2

I'm fairly new to reinforcement learning and I've built an agent that feeds two inputs to its neural network (first input is a tuple with two numbers representing the agents current position | second input is an array of numbers ranging from 0 to 3 representing what type of requests the agent receives from the environment) and outputs which movement is the best (move forwards, backwards, sideways etc...)

Each episode has 300 steps, the for loop inside the train_pos_nn() takes +5s (each call to predict() takes about 20ms and each call to fit() takes about 7ms), which amounts to +25 minutes per episode, which is too much time. (about 17 days to finish 1000 episodes which is the required number of episodes to converge / it takes the same amount of time on Google Colab ((Edit: even when using the GPU option and gpu cannot be setup to be used on my local machine))

Is there any way I can reduce the amount of time it takes the agent to train ?

n_possible_movements = 9
MINIBATCH_SIZE = 32

class DQNAgent(object):
    def __init__(self):
        #self.gamma = 0.95 
        self.epsilon = 1.0
        self.epsilon_decay = 0.8
        self.epsilon_min = 0.1
        self.learning_rate = 10e-4 
        self.tau = 1e-3
                        
        # Main models
        self.model_uav_pos = self._build_pos_model()

        # Target networks
        self.target_model_uav_pos = self._build_pos_model()
        # Copy weights
        self.target_model_uav_pos.set_weights(self.model_uav_pos.get_weights())

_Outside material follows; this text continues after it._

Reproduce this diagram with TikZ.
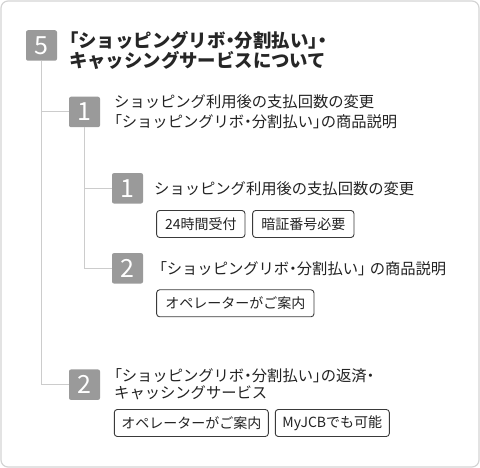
\documentclass[tikz,border=0pt]{standalone}
\usepackage{fontspec}
\setmainfont{Noto Sans CJK JP}
\newfontfamily\jpal[RawFeature=+palt]{Noto Sans CJK JP}
\newcommand{\jlb}{{\jpal 「}}
\newcommand{\jrb}{{\jpal 」}}
\newcommand{\jdot}{{\jpal ・}}
\definecolor{numgray}{HTML}{9A9A9A}
\definecolor{linegray}{HTML}{CCCCCC}
\definecolor{framegray}{HTML}{D4D4D4}
\definecolor{tagborder}{HTML}{3A3A3A}
\definecolor{textdark}{HTML}{222222}
\begin{document}
\begin{tikzpicture}[x=1pt, y=-1pt,
  numbox/.style={fill=numgray, rounded corners=2pt, minimum width=31pt, minimum height=30.5pt, inner sep=0pt, text=white, font=\fontsize{25}{25}\selectfont},
  tagbox/.style={draw=tagborder, line width=0.9pt, rounded corners=3pt, minimum height=27pt, inner sep=0pt, font=\fontsize{14}{16}\selectfont, text=textdark},
  link/.style={draw=linegray, line width=1pt},
  body/.style={font=\fontsize{15.3}{20}\selectfont, align=left, anchor=west, inner sep=0pt, text=textdark},
  titletext/.style={font=\bfseries\fontsize{18.4}{20.5}\selectfont, align=left, anchor=west, inner sep=0pt, text=black!85}
]
\useasboundingbox (0,0) rectangle (480,468);
\draw[framegray, line width=1.2pt, rounded corners=7pt] (1,1) rectangle (479,467);

\node[numbox] (n5) at (41.5,45.5) {5};
\node[numbox] (a1) at (84.5,112) {1};
\node[numbox] (b1) at (127.5,188.3) {1};
\node[numbox] (b2) at (127.5,268.3) {2};
\node[numbox] (a2) at (84.5,384.7) {2};

\node[titletext] (t5) at (69,50.3) {\jlb ショッピングリボ\jdot 分割払い\jrb\jdot\\キャッシングサービスについて};
\node[body] (ta1) at (114,112) {ショッピング利用後の支払回数の変更\\\jlb ショッピングリボ\jdot 分割払い\jrb の商品説明};
\node[body] (tb1) at (154,188.3) {ショッピング利用後の支払回数の変更};
\node[body] (tb2) at (159,268.3) {\jlb ショッピングリボ\jdot 分割払い\jrb\hspace{4pt}の商品説明};
\node[body, font=\fontsize{15.3}{17}\selectfont] (ta2) at (114,384.7) {\jlb ショッピングリボ\jdot 分割払い\jrb の返済\jdot\\キャッシングサービス};

\draw[link] (n5.south) |- (a2.west);
\draw[link] (n5.south |- a1.west) -- (a1.west);
\draw[link] (a1.south) |- (b2.west);
\draw[link] (a1.south |- b1.west) -- (b1.west);

\node[tagbox, minimum width=88.3pt] (g1) at (200.8,224) {24時間受付};
\node[tagbox, minimum width=101.3pt] (g2) at (303.3,224) {暗証番号必要};
\node[tagbox, minimum width=157.3pt] (g3) at (235.3,303.3) {オペレーターがご案内};
\node[tagbox, minimum width=154pt] (g4) at (191.3,423) {オペレーターがご案内};
\node[tagbox, minimum width=114pt] (g5) at (332.3,423) {MyJCBでも可能};
\end{tikzpicture}
\end{document}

        # An array with last n steps for training
        self.replay_memory_pos_nn = deque(maxlen=REPLAY_MEMORY_SIZE)
        
    def _build_pos_model(self): # compile the DNN
        # create the DNN model
        dnn = self.create_pos_dnn()
        
        opt = Adam(learning_rate=self.learning_rate) #, decay=self.epsilon_decay)
        dnn.compile(loss="categorical_crossentropy", optimizer=opt, metrics=['accuracy'])
        
        return dnn
    
    def create_pos_dnn(self): 
        # initialize the input shape (The shape of an array is the number of elements in each dimension)
        pos_input_shape = (2,)
        requests_input_shape = (len(env.ues),)
        # How many possible outputs we can have
        output_nodes = n_possible_movements
        
        # Initialize the inputs
        uav_current_position = Input(shape=pos_input_shape, name='pos')
        ues_requests = Input(shape=requests_input_shape, name='requests')
        
        # Put them in a list
        list_inputs = [uav_current_position, ues_requests]
        
        # Merge all input features into a single large vector
        x = layers.concatenate(list_inputs)
        
        # Add a 1st Hidden (Dense) Layer
        dense_layer_1 = Dense(512, activation="relu")(x)
        
        # Add a 2nd Hidden (Dense) Layer
        dense_layer_2 = Dense(512, activation="relu")(dense_layer_1)
        
        # Add a 3rd Hidden (Dense) Layer
        dense_layer_3 = Dense(256, activation="relu")(dense_layer_2)
        
        # Output layer
        output_layer = Dense(output_nodes, activation="softmax")(dense_layer_3)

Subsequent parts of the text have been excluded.